(3) Examples. The following examples identify a number of facts and then state a conclusion as to whether the situation is a rental of real estate. These examples should be used only as a general guide. The tax status of each occupancy must be determined after a review of the agreement and all of the facts and circumstances. (a) A retailer enters into a written occupancy agreement for rental of space within a mall for a one year term. The agreement can be terminated upon thirtieth days written notice of either party, subject to some penalty provisions for early termination. The agreement provides that the retailer can decorate the store and arrange the inventory in any manner desired by the retailer so long as the facility does not create a safety hazard to the mall or other tenants and is consistent with the overall decor of the mall. The mall owner may enter the premises of the retailer during nonbusiness hours only with the consent of the retailer except for emergencies where physical property is at risk. The retailer's area is separated from other lessees by walls with the exception of the front area which is open to the mall common area and is used as the entrance by potential customers and the retailer. The retailer does have a movable partition that can be locked and is used to close off the entrance from the mall common area. The agreement calls for the retailer to be open for business at all times during the hours stipulated by the mall. This is a rental of real estate with the rental term being for a fixed period. The agreement and the facts and circumstances have established a rental of real estate. The retailer has exclusive possession and control over a specific area as indicated by the control the retailer has over the premises, even to the exclusion of the mall owner. The restriction which requires the retailer to maintain the same business hours as other lessees does not make this a license to use real estate. The lessor can exclude from the B&O tax that portion of the income which is from the rental of the real estate. The lessor must identify and pay a B&O tax on the portion of the income which is from providing services such as security, janitorial, or accounting.
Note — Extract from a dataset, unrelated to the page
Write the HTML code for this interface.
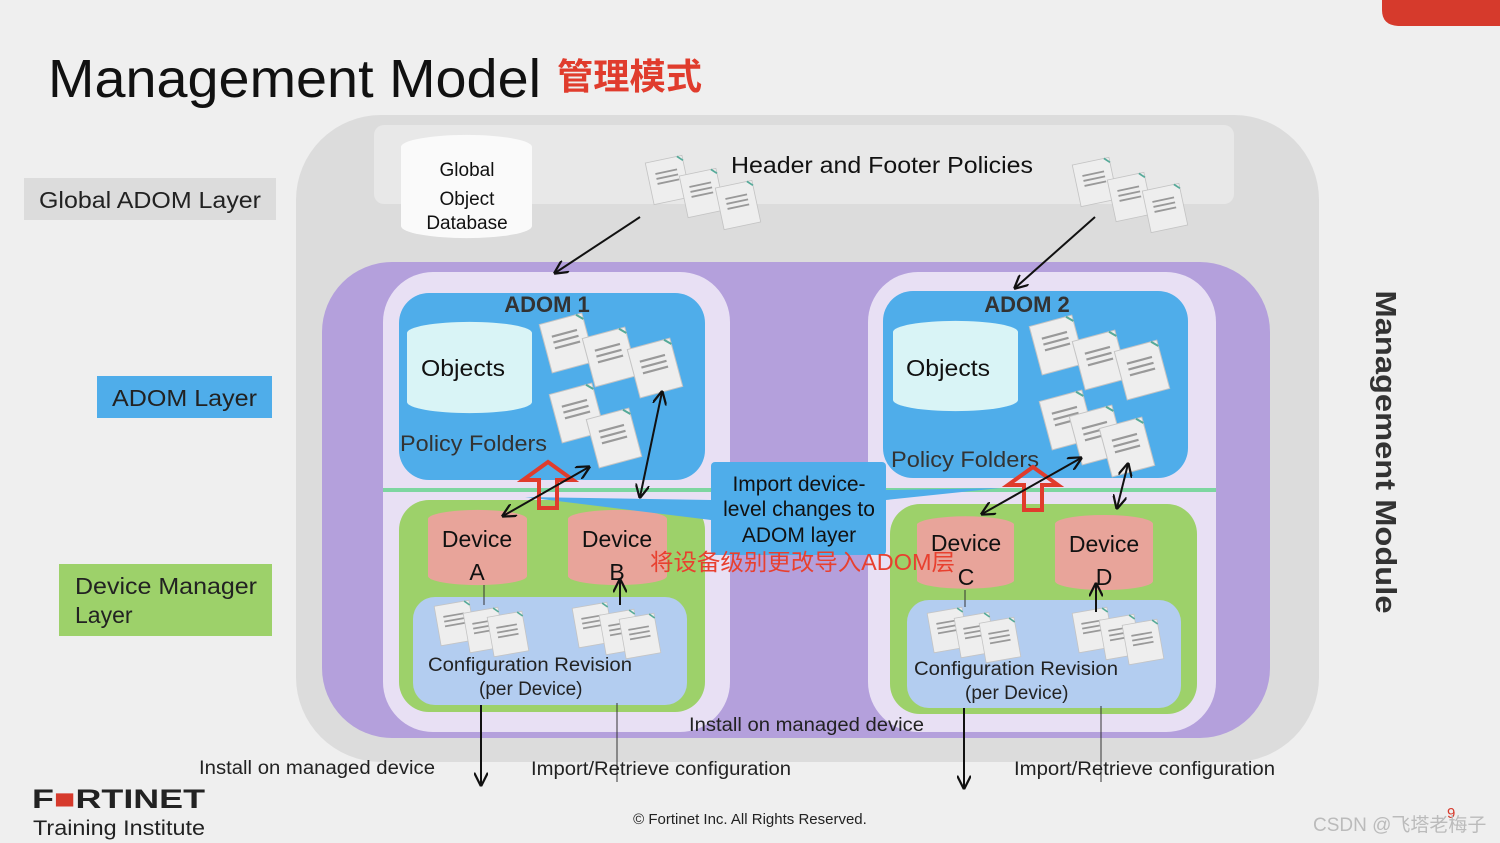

(b) A hairdresser enters into an oral occupancy agreement with the operator of a hair salon for the use of a work station. The hairdresser has use of a specific work station during specific hours of every day. A particular work station may be used by more than one hairdresser during a particular month or even during a given day. This work station can not be closed off from other areas within the shop. The hairdresser must obtain advance permission from the owner to make any changes to the work area. This hairdresser also shares a sink, telephone, and other facilities with others in the shop. This occupancy is not a rental of real estate. The hairdresser does not have EXCLUSIVE possession and control over the premises to the exclusion of others as is indicated by the requirement that the hairdresser must obtain approval for any changes in the work area. This is further indicated by hairdressers use of a specific work station only during specific hours of every day with multiple users of the same work station. The work station could not be closed off from other areas of the shop, but this in itself is not determinative of whether this is a rental of real estate or a license to use. The presence of walls or the lack of walls is not controlling. The fact that the agreement uses the term "lease" is also not controlling. This is a "license to use" taxable under the service B&O tax classification.
(c) Department store agrees to sell household paint for a paint supplier. The paint supplier checks on the inventory on a monthly basis and provides additional paint as needed. The department store handles stocking of shelves and all aspects of the sale. The department store makes a charge to the paint supplier based on the space required to maintain the inventory. By agreement of the parties, the department store agrees to report the retailing and retail sales tax on paint sales. This is not a leased department or a rental of real estate. The income is merely tied to the amount of space being used. However, the income is a commission from the sale of merchandise for the paint supplier and held on consignment. The retailing tax is the liability of the paint supplier and is paid by the department store only by agreement. The commission is taxable under the service B&O tax classification. See WAC 458-20-159.